[Start of Raw data]

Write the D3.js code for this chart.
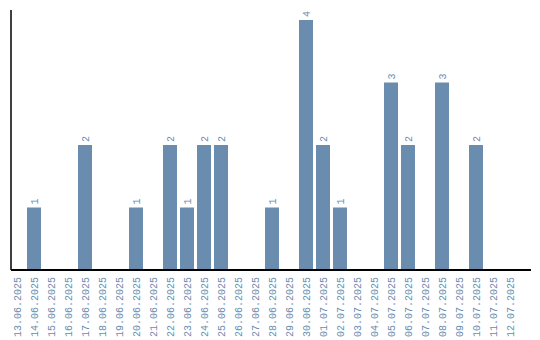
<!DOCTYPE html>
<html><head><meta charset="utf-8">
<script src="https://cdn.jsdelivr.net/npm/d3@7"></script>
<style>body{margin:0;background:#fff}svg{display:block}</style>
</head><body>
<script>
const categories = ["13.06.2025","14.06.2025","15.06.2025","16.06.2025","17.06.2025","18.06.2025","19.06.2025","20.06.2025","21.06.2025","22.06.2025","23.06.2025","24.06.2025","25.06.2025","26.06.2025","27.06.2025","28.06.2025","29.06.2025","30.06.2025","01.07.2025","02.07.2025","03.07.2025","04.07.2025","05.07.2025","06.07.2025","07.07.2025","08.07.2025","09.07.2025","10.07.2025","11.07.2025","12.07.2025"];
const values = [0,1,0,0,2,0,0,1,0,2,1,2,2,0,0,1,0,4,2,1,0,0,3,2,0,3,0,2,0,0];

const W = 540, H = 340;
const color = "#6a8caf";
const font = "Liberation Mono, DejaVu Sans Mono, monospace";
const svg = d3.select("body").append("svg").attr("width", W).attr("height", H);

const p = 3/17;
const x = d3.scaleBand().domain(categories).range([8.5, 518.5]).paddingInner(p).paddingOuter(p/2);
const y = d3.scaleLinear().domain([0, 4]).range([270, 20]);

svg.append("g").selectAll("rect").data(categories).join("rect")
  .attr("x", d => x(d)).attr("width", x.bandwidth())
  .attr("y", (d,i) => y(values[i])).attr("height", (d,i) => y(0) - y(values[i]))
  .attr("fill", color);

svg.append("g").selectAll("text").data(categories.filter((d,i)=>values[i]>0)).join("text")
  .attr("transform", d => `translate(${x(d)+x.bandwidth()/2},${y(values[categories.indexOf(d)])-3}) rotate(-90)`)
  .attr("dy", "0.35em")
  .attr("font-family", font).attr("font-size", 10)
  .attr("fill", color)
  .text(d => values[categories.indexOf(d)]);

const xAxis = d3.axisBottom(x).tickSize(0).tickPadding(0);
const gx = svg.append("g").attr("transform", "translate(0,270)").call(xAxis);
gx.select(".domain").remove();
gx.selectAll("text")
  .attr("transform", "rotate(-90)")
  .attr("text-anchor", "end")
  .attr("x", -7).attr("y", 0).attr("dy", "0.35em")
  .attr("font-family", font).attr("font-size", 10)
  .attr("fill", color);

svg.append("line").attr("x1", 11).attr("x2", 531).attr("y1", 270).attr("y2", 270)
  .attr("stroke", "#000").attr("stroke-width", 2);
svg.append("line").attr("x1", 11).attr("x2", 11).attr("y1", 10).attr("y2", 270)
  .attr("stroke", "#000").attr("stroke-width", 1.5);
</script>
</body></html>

[End of Raw data]

● **Requirement**
Repeat the data exactly, without the pictures.

● **Written response**
Write the D3.js code for this chart.
<!DOCTYPE html>
<html><head><meta charset="utf-8">
<script src="https://cdn.jsdelivr.net/npm/d3@7"></script>
<style>body{margin:0;background:#fff}svg{display:block}</style>
</head><body>
<script>
const categories = ["13.06.2025","14.06.2025","15.06.2025","16.06.2025","17.06.2025","18.06.2025","19.06.2025","20.06.2025","21.06.2025","22.06.2025","23.06.2025","24.06.2025","25.06.2025","26.06.2025","27.06.2025","28.06.2025","29.06.2025","30.06.2025","01.07.2025","02.07.2025","03.07.2025","04.07.2025","05.07.2025","06.07.2025","07.07.2025","08.07.2025","09.07.2025","10.07.2025","11.07.2025","12.07.2025"];
const values = [0,1,0,0,2,0,0,1,0,2,1,2,2,0,0,1,0,4,2,1,0,0,3,2,0,3,0,2,0,0];

const W = 540, H = 340;
const color = "#6a8caf";
const font = "Liberation Mono, DejaVu Sans Mono, monospace";
const svg = d3.select("body").append("svg").attr("width", W).attr("height", H);

const p = 3/17;
const x = d3.scaleBand().domain(categories).range([8.5, 518.5]).paddingInner(p).paddingOuter(p/2);
const y = d3.scaleLinear().domain([0, 4]).range([270, 20]);

svg.append("g").selectAll("rect").data(categories).join("rect")
  .attr("x", d => x(d)).attr("width", x.bandwidth())
  .attr("y", (d,i) => y(values[i])).attr("height", (d,i) => y(0) - y(values[i]))
  .attr("fill", color);

svg.append("g").selectAll("text").data(categories.filter((d,i)=>values[i]>0)).join("text")
  .attr("transform", d => `translate(${x(d)+x.bandwidth()/2},${y(values[categories.indexOf(d)])-3}) rotate(-90)`)
  .attr("dy", "0.35em")
  .attr("font-family", font).attr("font-size", 10)
  .attr("fill", color)
  .text(d => values[categories.indexOf(d)]);

const xAxis = d3.axisBottom(x).tickSize(0).tickPadding(0);
const gx = svg.append("g").attr("transform", "translate(0,270)").call(xAxis);
gx.select(".domain").remove();
gx.selectAll("text")
  .attr("transform", "rotate(-90)")
  .attr("text-anchor", "end")
  .attr("x", -7).attr("y", 0).attr("dy", "0.35em")
  .attr("font-family", font).attr("font-size", 10)
  .attr("fill", color);

svg.append("line").attr("x1", 11).attr("x2", 531).attr("y1", 270).attr("y2", 270)
  .attr("stroke", "#000").attr("stroke-width", 2);
svg.append("line").attr("x1", 11).attr("x2", 11).attr("y1", 10).attr("y2", 270)
  .attr("stroke", "#000").attr("stroke-width", 1.5);
</script>
</body></html>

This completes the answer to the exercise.